Confirm your Cuda Installation path and LD_LIBRARY_PATH
Your cuda path should be /usr/local/cuda.
and LD_LIBRARY_PATH should be /usr/local/cuda/lib64 OR
/usr/local/cuda/lib.

Building GPL C program with CUDA module

I am attempting to modify a GPL program written in C. My goal is to replace one method with a CUDA implementation, which means I need to compile with nvcc instead of gcc. I need help building the project - not implementing it (You don't need to know anything about CUDA C to help, I don't think).
This is my first time trying to change a C project of moderate complexity that involves a .configure and Makefile. Honestly, this is my first time doing anything in C in a long time, including anything involving gcc or g++, so I'm pretty lost.
I'm not super interested in learning configure and Makefiles - this is more of an experiment. I would like to see if the project implementation goes well before spending time creating a proper build script. (Not unwilling to learn as necessary, just trying to give an idea of the scope).

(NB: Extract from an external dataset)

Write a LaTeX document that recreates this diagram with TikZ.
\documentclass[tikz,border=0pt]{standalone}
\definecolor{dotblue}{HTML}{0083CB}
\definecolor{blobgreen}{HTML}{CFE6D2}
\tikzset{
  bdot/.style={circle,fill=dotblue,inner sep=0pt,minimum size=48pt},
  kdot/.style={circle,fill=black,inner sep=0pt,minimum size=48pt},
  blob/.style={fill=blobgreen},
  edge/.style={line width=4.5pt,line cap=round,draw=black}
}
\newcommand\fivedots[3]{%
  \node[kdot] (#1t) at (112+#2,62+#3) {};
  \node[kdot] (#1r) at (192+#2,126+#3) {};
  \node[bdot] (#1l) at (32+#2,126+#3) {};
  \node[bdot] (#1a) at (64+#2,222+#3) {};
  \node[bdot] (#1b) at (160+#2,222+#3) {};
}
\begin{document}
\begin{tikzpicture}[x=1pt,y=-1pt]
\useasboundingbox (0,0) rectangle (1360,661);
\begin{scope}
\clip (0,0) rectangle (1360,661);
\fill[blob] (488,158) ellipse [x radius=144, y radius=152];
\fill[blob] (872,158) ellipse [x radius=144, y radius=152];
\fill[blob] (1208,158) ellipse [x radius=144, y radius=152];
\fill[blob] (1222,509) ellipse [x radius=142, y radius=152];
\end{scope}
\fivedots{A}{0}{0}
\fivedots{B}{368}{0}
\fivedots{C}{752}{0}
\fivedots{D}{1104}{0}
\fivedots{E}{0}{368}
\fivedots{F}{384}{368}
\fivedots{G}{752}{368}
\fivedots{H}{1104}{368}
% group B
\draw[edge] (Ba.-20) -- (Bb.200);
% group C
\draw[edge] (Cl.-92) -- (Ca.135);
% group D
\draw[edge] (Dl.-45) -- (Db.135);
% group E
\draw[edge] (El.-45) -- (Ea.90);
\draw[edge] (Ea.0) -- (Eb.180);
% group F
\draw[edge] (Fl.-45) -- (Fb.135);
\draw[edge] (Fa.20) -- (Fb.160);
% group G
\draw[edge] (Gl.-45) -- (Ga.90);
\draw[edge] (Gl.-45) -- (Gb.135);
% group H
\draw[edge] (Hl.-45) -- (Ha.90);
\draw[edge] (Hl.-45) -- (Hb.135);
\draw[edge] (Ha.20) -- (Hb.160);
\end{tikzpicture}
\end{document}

With that said, what are my options for building this project? I have a myriad of questions...
I tried adding "CC=nvcc" to the configure.in file after AC_PROG_CC. This appeared to work - output from running configure and make showed nvcc as the compiler. However make failed to compile the source file with the CUDA kernel, not recognizing the CUDA specific syntax. I don't know why, was hoping this would just work.
Is it possible to compile a source file with nvcc, and then include it at the linking step in the make process for the main program? If so, how? (This question might not make sense - I'm really rusty at this)

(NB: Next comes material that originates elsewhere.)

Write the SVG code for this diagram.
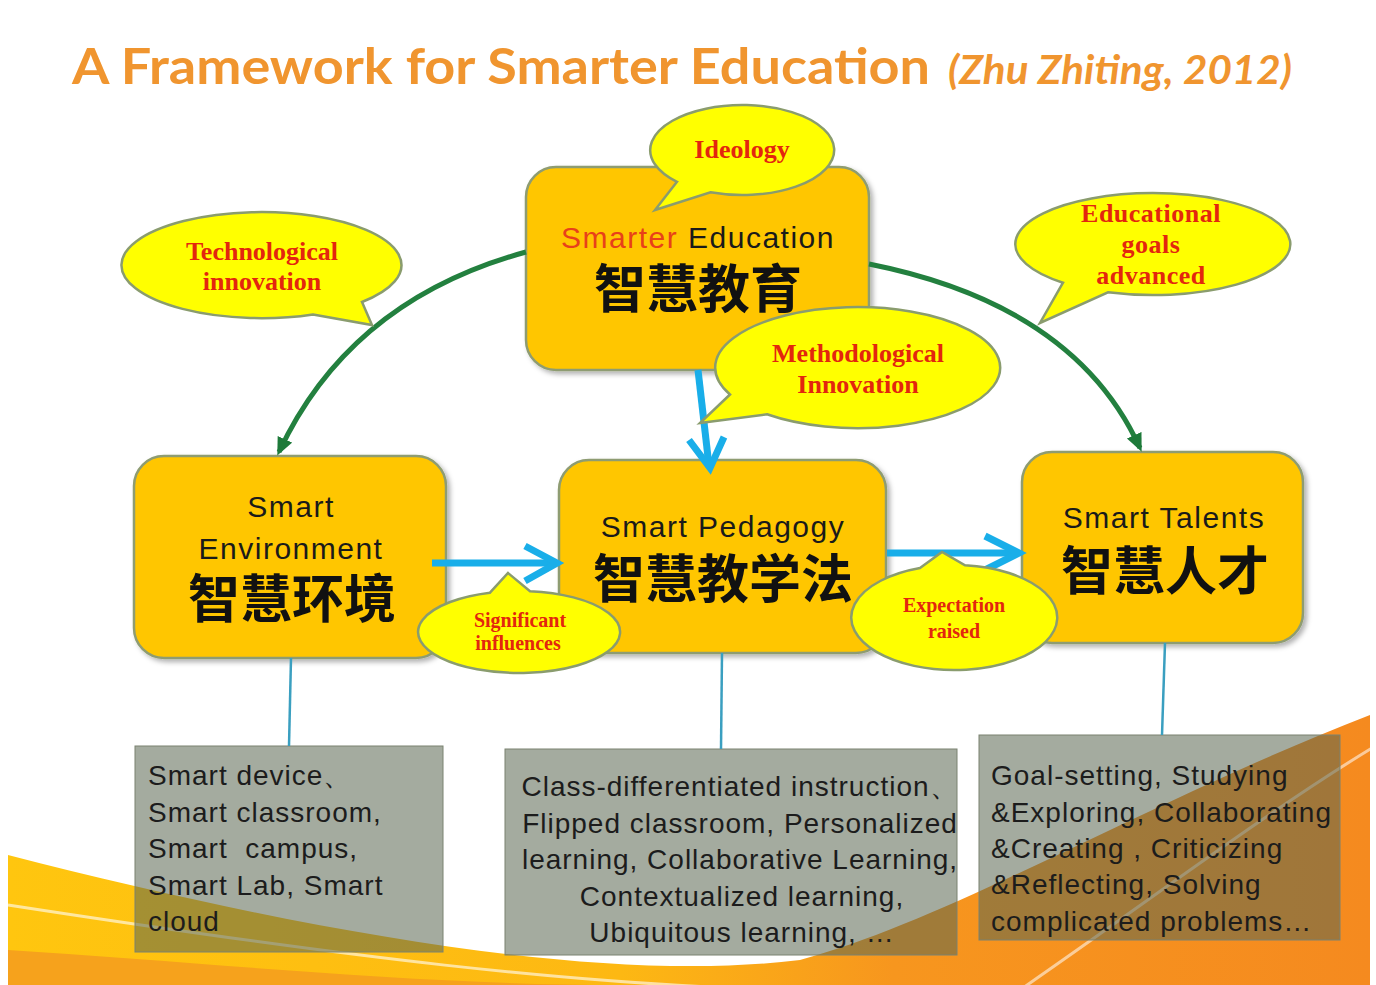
<svg xmlns="http://www.w3.org/2000/svg" width="1376" height="985" viewBox="0 0 1376 985">
<style>
.node{fill:#FFC600;stroke:#8E9C72;stroke-width:2.5}
.en{font-family:"Liberation Sans",Arial,sans-serif;font-size:30px;fill:#1a1a1a;text-anchor:middle;letter-spacing:1.5px}
.cn{font-family:"Noto Sans CJK SC","Noto Sans CJK TC",sans-serif;font-size:52px;font-weight:700;fill:#111;text-anchor:middle}
.bubble{fill:#FFFF00;stroke:#8A9C6E;stroke-width:2.5}
.bt{font-family:"Liberation Serif","Times New Roman",serif;font-weight:700;fill:#E3260E;text-anchor:middle}
.gbox{fill:#5A6650;fill-opacity:0.55;stroke:#7A8270;stroke-width:1}
.gt{font-family:"Liberation Sans",Arial,sans-serif;font-size:28px;fill:#1c1c1c;letter-spacing:1px}
.green{fill:none;stroke:#23803F;stroke-width:5}
.blue{fill:none;stroke:#19AEE9;stroke-width:7;stroke-linejoin:miter}
.thin{fill:none;stroke:#3A9FC0;stroke-width:2.5}
</style>
<defs>
<linearGradient id="sw" x1="0" y1="0" x2="1" y2="0">
<stop offset="0" stop-color="#FFC60F"/>
<stop offset="0.45" stop-color="#FDB813"/>
<stop offset="0.65" stop-color="#F7961E"/>
<stop offset="1" stop-color="#F58A1F"/>
</linearGradient>
<marker id="gh" markerUnits="userSpaceOnUse" markerWidth="20" markerHeight="18" refX="14" refY="8" orient="auto">
<path d="M0,0 L18,8 L0,16 Z" fill="#1E7A3A"/>
</marker>
<filter id="sh" x="-10%" y="-10%" width="125%" height="125%">
<feDropShadow dx="3" dy="3" stdDeviation="2.5" flood-color="#000" flood-opacity="0.3"/>
</filter>
</defs>

<rect x="0" y="0" width="1376" height="985" fill="#FFFFFF"/>

<g id="background-swoosh">
<path d="M 8 855 C 300 930, 600 985, 800 960 C 950 920, 1150 800, 1370 715 L 1370 985 L 8 985 Z" fill="url(#sw)"/>
<path d="M 8 950 C 200 962, 420 985, 620 985 L 8 985 Z" fill="#F6A21C"/>
<path d="M 8 905 C 300 950, 600 992, 850 990" fill="none" stroke="#FFFFFF" stroke-opacity="0.6" stroke-width="3"/>
<path d="M 1020 990 C 1150 900, 1270 810, 1372 748" fill="none" stroke="#FFFFFF" stroke-opacity="0.55" stroke-width="3"/>
</g>

<g id="title">
<text x="72" y="84" font-family="Lato,'Liberation Sans',sans-serif" font-size="50" font-weight="700" fill="#F0952F" textLength="858" lengthAdjust="spacingAndGlyphs">A Framework for Smarter Education</text>
<text x="948" y="84" font-family="Lato,'Liberation Sans',sans-serif" font-size="40" font-weight="700" font-style="italic" fill="#F0952F" textLength="344" lengthAdjust="spacingAndGlyphs">(Zhu Zhiting, 2012)</text>
</g>

<g id="detail-environment">
<rect class="gbox" x="135" y="746" width="308" height="206"/>
<text class="gt" x="148" y="785">Smart device、</text>
<text class="gt" x="148" y="822">Smart classroom,</text>
<text class="gt" x="148" y="858" xml:space="preserve">Smart  campus,</text>
<text class="gt" x="148" y="895">Smart Lab, Smart</text>
<text class="gt" x="148" y="931">cloud</text>
</g>
<g id="detail-pedagogy">
<rect class="gbox" x="505" y="749" width="452" height="206"/>
<text class="gt" x="740" y="796" text-anchor="middle">Class-differentiated instruction、</text>
<text class="gt" x="740" y="833" text-anchor="middle">Flipped classroom, Personalized</text>
<text class="gt" x="740" y="869" text-anchor="middle">learning, Collaborative Learning,</text>
<text class="gt" x="742" y="906" text-anchor="middle">Contextualized learning,</text>
<text class="gt" x="742" y="942" text-anchor="middle">Ubiquitous learning, …</text>
</g>
<g id="detail-talents">
<rect class="gbox" x="979" y="735" width="361" height="205"/>
<text class="gt" x="991" y="785">Goal-setting, Studying</text>
<text class="gt" x="991" y="822">&amp;Exploring, Collaborating</text>
<text class="gt" x="991" y="858">&amp;Creating , Criticizing</text>
<text class="gt" x="991" y="894">&amp;Reflecting, Solving</text>
<text class="gt" x="991" y="931">complicated problems…</text>
</g>

<g id="node-smarter-education">
<rect class="node" x="526" y="167" width="343" height="203" rx="30" filter="url(#sh)"/>
<text class="en" x="698" y="248"><tspan fill="#E8401A">Smarter</tspan> Education</text>
<text class="cn" x="698" y="308">智慧教育</text>
</g>
<g id="node-smart-environment">
<rect class="node" x="134" y="456" width="312" height="202" rx="30" filter="url(#sh)"/>
<text class="en" x="291" y="517">Smart</text>
<text class="en" x="291" y="559">Environment</text>
<text class="cn" x="292" y="618">智慧环境</text>
</g>
<g id="node-smart-pedagogy">
<rect class="node" x="559" y="460" width="327" height="193" rx="30" filter="url(#sh)"/>
<text class="en" x="723" y="537">Smart Pedagogy</text>
<text class="cn" x="723" y="598">智慧教学法</text>
</g>
<g id="node-smart-talents">
<rect class="node" x="1022" y="452" width="281" height="191" rx="30" filter="url(#sh)"/>
<text class="en" x="1164" y="528">Smart Talents</text>
<text class="cn" x="1165" y="590">智慧人才</text>
</g>

<g id="connectors">
<path class="green" d="M 526 252 Q 350 300 279 452" marker-end="url(#gh)"/>
<path class="green" d="M 869 264 Q 1075 305 1140 448" marker-end="url(#gh)"/>
<path class="blue" d="M 698 370 L 709 466"/>
<polyline class="blue" points="689,440 710,468 724,437"/>
<path class="blue" d="M 432 563 L 554 563" stroke-width="8"/>
<polyline class="blue" points="525,546 557,563 525,581" stroke-width="8"/>
<path class="blue" d="M 887 553 L 1016 553" stroke-width="8"/>
<polyline class="blue" points="985,536 1019,553 985,570" stroke-width="8"/>
<path class="thin" d="M 291 658 L 289 746"/>
<path class="thin" d="M 722 653 L 721 749"/>
<path class="thin" d="M 1165 643 L 1162 735"/>
</g>

<g id="callout-ideology">
<path class="bubble" d="M 677 181.8 L 655 210 L 710.5 192.3 A 92 45 0 1 0 677 181.8 Z"/>
<text class="bt" x="742" y="158" font-size="26">Ideology</text>
</g>
<g id="callout-technological">
<path class="bubble" d="M 313 314.4 L 372 325 L 362 302 A 140 53 0 1 0 313 314.4 Z"/>
<text class="bt" x="262" y="260" font-size="26">Technological</text>
<text class="bt" x="262" y="290" font-size="26">innovation</text>
</g>
<g id="callout-educational-goals">
<path class="bubble" d="M 1063 282.7 L 1040 323 L 1108 292.3 A 137.5 51 0 1 0 1063 282.7 Z"/>
<text class="bt" x="1151" y="222" font-size="26" letter-spacing="0.5">Educational</text>
<text class="bt" x="1151" y="253" font-size="26" letter-spacing="0.5">goals</text>
<text class="bt" x="1151" y="284" font-size="26" letter-spacing="0.5">advanced</text>
</g>
<g id="callout-methodological">
<path class="bubble" d="M 730 394.5 L 700 423 L 767 414.3 A 142.5 60.5 0 1 0 730 394.5 Z"/>
<text class="bt" x="858" y="362" font-size="26">Methodological</text>
<text class="bt" x="858" y="393" font-size="26">Innovation</text>
</g>
<g id="callout-significant">
<path class="bubble" d="M 490 592.7 L 508 573 L 530 591.2 A 101 41 0 1 1 490 592.7 Z"/>
<text class="bt" x="520" y="627" font-size="20">Significant</text>
<text class="bt" x="518" y="650" font-size="20">influences</text>
</g>
<g id="callout-expectation">
<path class="bubble" d="M 920 568 L 942 552 L 965 565.3 A 103 52.5 0 1 1 920 568 Z"/>
<text class="bt" x="954" y="612" font-size="20">Expectation</text>
<text class="bt" x="954" y="638" font-size="20">raised</text>
</g>
</svg>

What's the correct way to do this?
Is there a quick and dirty way I could use for testing purposes?
Is there some secret tool everyone uses to setup and understand these configure and Makefiles? This is even worse than the Apache Ant scripts I'm used to (Yeah, I'm out of my realm)

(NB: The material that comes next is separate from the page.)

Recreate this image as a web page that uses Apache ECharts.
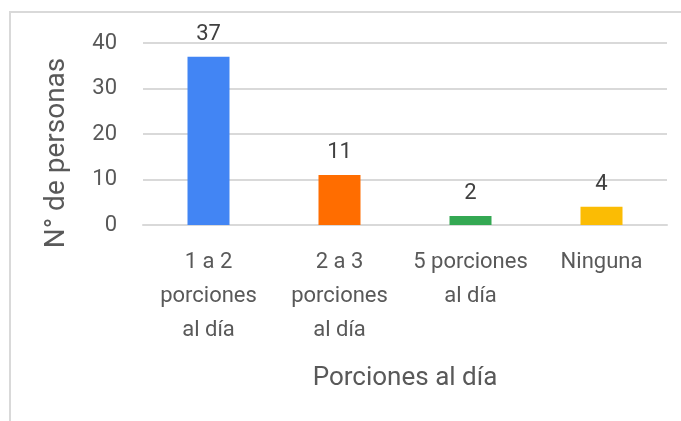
<!DOCTYPE html>
<html><head><meta charset="utf-8">
<script src="https://cdn.jsdelivr.net/npm/echarts@6/dist/echarts.min.js"></script>
<style>html,body{margin:0;padding:0;background:#fff}
#frame{position:absolute;left:9px;top:11px;width:680px;height:420px;border-left:2px solid #d9d9d9;border-top:2px solid #d9d9d9}
#c{position:absolute;left:0;top:0;width:681px;height:421px}</style>
</head><body><div id="frame"></div><div id="c"></div>
<script>
const categories = ['1 a 2\nporciones\nal día', '2 a 3\nporciones\nal día', '5 porciones\nal día', 'Ninguna'];
const values = [37, 11, 2, 4];
const barColors = ['#4285F4', '#FF6D00', '#34A853', '#FBBC04'];
const yTicks = [0, 10, 20, 30, 40];

const font = 'Roboto';
const txt = '#595959';
const chart = echarts.init(document.getElementById('c'), null, {renderer: 'canvas'});
chart.setOption({
  animation: false,
  grid: {left: 143, right: 14, top: 43, bottom: 196, containLabel: false},
  xAxis: {
    type: 'category', data: categories,
    name: 'Porciones al día', nameLocation: 'middle', nameGap: 140,
    nameTextStyle: {fontFamily: font, fontSize: 26, color: txt},
    axisLine: {show: true, lineStyle: {color: '#d9d9d9', width: 2}},
    axisTick: {show: false},
    axisLabel: {fontFamily: font, fontSize: 22, color: txt, lineHeight: 34, margin: 20, interval: 0}
  },
  yAxis: {
    type: 'value', min: 0, max: 40, interval: 10,
    name: 'N° de personas', nameLocation: 'middle', nameGap: 72,
    nameTextStyle: {fontFamily: font, fontSize: 28, color: txt, padding: [0, 38, 0, 0]},
    axisLine: {show: false}, axisTick: {show: false},
    splitLine: {lineStyle: {color: '#d9d9d9', width: 2}},
    axisLabel: {fontFamily: font, fontSize: 22, color: txt, margin: 26,
      formatter: v => yTicks.includes(v) ? String(v) : ''}
  },
  series: [{
    type: 'bar', barWidth: 42,
    data: values.map((v, i) => ({value: v, itemStyle: {color: barColors[i]}})),
    label: {show: true, position: 'top', distance: 11, fontFamily: font, fontSize: 22, color: '#404040'}
  }]
});
</script></body></html>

You don't need to compile everything with nvcc. Your guess that you can just compile your CUDA code with NVCC and leave everything else (except linking) is correct. Here's the approach I would use to start.
Add a 1 new header (e.g. myCudaImplementation.h) and 1 new source file (with .cu extension, e.g. myCudaImplementation.cu). The source file contains your kernel implementation as well as a (host) C wrapper function that invokes the kernel with the appropriate execution configuration (aka <<<>>>) and arguments. The header file contains the prototype for the C wrapper function. Let's call that wrapper function runCudaImplementation()
I would also provide another host C function in the source file (with prototype in the header) that queries and configures the GPU devices present and returns true if it is successful, false if not. Let's call this function configureCudaDevice().
Now in your original C code, where you would normally call your CPU implementation you can do this.
// must include your new header
#include "myCudaImplementation.h"
// at app initialization
// store this variable somewhere you can access it later
bool deviceConfigured = configureCudaDevice;
...
// then later, at run time
if (deviceConfigured)
runCudaImplementation();
else
runCpuImplementation(); // run the original code
Now, since you put all your CUDA code in a new .cu file, you only have to compile that file with nvcc. Everything else stays the same, except that you have to link in the object file that nvcc outputs. e.g.
nvcc -c -o myCudaImplementation.o myCudaImplementation.cu <other necessary arguments>
Then add myCudaImplementation.o to your link line (something like:)
g++ -o myApp myCudaImplementation.o
Now, if you have a complex app to work with that uses configure and has a complex makefile already, it may be more involved than the above, but this is the general approach. Bottom line is you don't want to compile all of your source files with nvcc, just the .cu ones. Use your host compiler for everything else.
I'm not expert with configure so can't really help there. You may be able to run configure to generate a makefile, and then edit that makefile -- it won't be a general solution, but it will get you started.
Note that in some cases you may also need to separate compilation of your .cu files from linking them. In this case you need to use NVCC's separate compilation and linking functionality, for which this blog post might be helpful.